→ THE TASK:
Below are some records; give them all again exactly, but not the pictures.

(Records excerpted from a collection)
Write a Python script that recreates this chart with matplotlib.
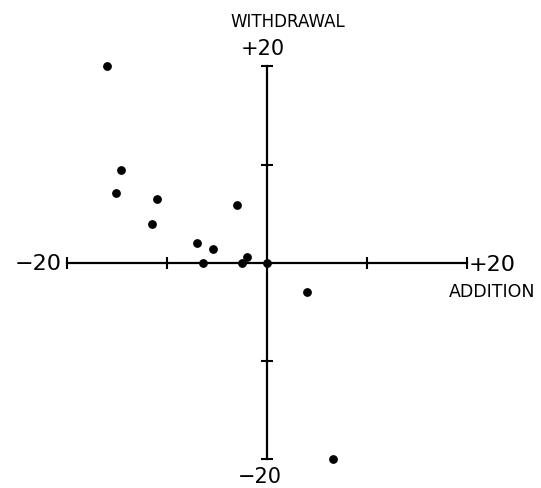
import matplotlib
matplotlib.use("Agg")
import matplotlib.pyplot as plt

# addition (x) vs withdrawal (y)
addition = [-16.0, -14.6, -15.1, -11.0, -11.5, -7.0, -5.4, -6.4, -3.0, -2.5, -2.0, 0.0, 4.0, 6.6]
withdrawal = [20.0, 9.4, 7.1, 6.5, 4.0, 2.0, 1.4, 0.0, 5.9, 0.0, 0.6, 0.0, -3.0, -20.0]
ticks = [-20, -10, 10, 20]

plt.rcParams['font.family'] = ['DejaVu Sans']

fig = plt.figure(figsize=(5.41, 4.88), dpi=100)
ax = fig.add_axes([0, 0, 1, 1])
ax.set_xlim(-26.73, 27.37)
ax.set_ylim(-22.93, 26.76)

# axes crossing at the origin
for side in ['top', 'right']:
    ax.spines[side].set_visible(False)
for side in ['left', 'bottom']:
    ax.spines[side].set_position(('data', 0))
    ax.spines[side].set_bounds(-20, 20)
    ax.spines[side].set_linewidth(1.6)
ax.set_xticks(ticks)
ax.set_yticks(ticks)
ax.set_xticklabels([])
ax.set_yticklabels([])
ax.tick_params(direction='inout', length=8, width=1.5, color='black')

ax.scatter(addition, withdrawal, s=28, color='black', zorder=5, clip_on=False)

# labels
ax.text(2.1, 24.0, 'WITHDRAWAL', ha='center', va='baseline', fontsize=12)
ax.text(-0.4, 21.16, '+20', ha='center', va='baseline', fontsize=15)
ax.text(-20.6, -0.73, '\u221220', ha='right', va='baseline', fontsize=16)
ax.text(20.1, -0.8, '+20', ha='left', va='baseline', fontsize=16)
ax.text(22.5, -3.45, 'ADDITION', ha='center', va='baseline', fontsize=12.5)
ax.text(-0.7, -22.45, '\u221220', ha='center', va='baseline', fontsize=15)

fig.savefig('out.png', dpi=100)
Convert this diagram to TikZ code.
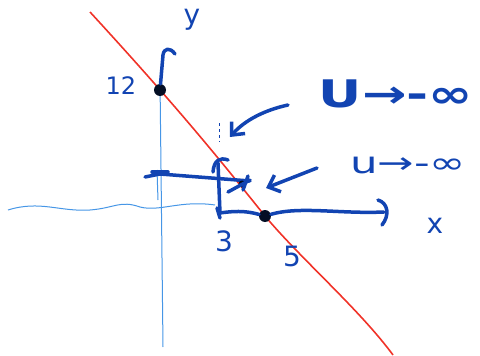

→ RESULT BELOW:
Write a Python script that recreates this chart with matplotlib.
import matplotlib
matplotlib.use("Agg")
import matplotlib.pyplot as plt

# addition (x) vs withdrawal (y)
addition = [-16.0, -14.6, -15.1, -11.0, -11.5, -7.0, -5.4, -6.4, -3.0, -2.5, -2.0, 0.0, 4.0, 6.6]
withdrawal = [20.0, 9.4, 7.1, 6.5, 4.0, 2.0, 1.4, 0.0, 5.9, 0.0, 0.6, 0.0, -3.0, -20.0]
ticks = [-20, -10, 10, 20]

plt.rcParams['font.family'] = ['DejaVu Sans']

fig = plt.figure(figsize=(5.41, 4.88), dpi=100)
ax = fig.add_axes([0, 0, 1, 1])
ax.set_xlim(-26.73, 27.37)
ax.set_ylim(-22.93, 26.76)

# axes crossing at the origin
for side in ['top', 'right']:
    ax.spines[side].set_visible(False)
for side in ['left', 'bottom']:
    ax.spines[side].set_position(('data', 0))
    ax.spines[side].set_bounds(-20, 20)
    ax.spines[side].set_linewidth(1.6)
ax.set_xticks(ticks)
ax.set_yticks(ticks)
ax.set_xticklabels([])
ax.set_yticklabels([])
ax.tick_params(direction='inout', length=8, width=1.5, color='black')

ax.scatter(addition, withdrawal, s=28, color='black', zorder=5, clip_on=False)

# labels
ax.text(2.1, 24.0, 'WITHDRAWAL', ha='center', va='baseline', fontsize=12)
ax.text(-0.4, 21.16, '+20', ha='center', va='baseline', fontsize=15)
ax.text(-20.6, -0.73, '\u221220', ha='right', va='baseline', fontsize=16)
ax.text(20.1, -0.8, '+20', ha='left', va='baseline', fontsize=16)
ax.text(22.5, -3.45, 'ADDITION', ha='center', va='baseline', fontsize=12.5)
ax.text(-0.7, -22.45, '\u221220', ha='center', va='baseline', fontsize=15)

fig.savefig('out.png', dpi=100)
Convert this diagram to TikZ code.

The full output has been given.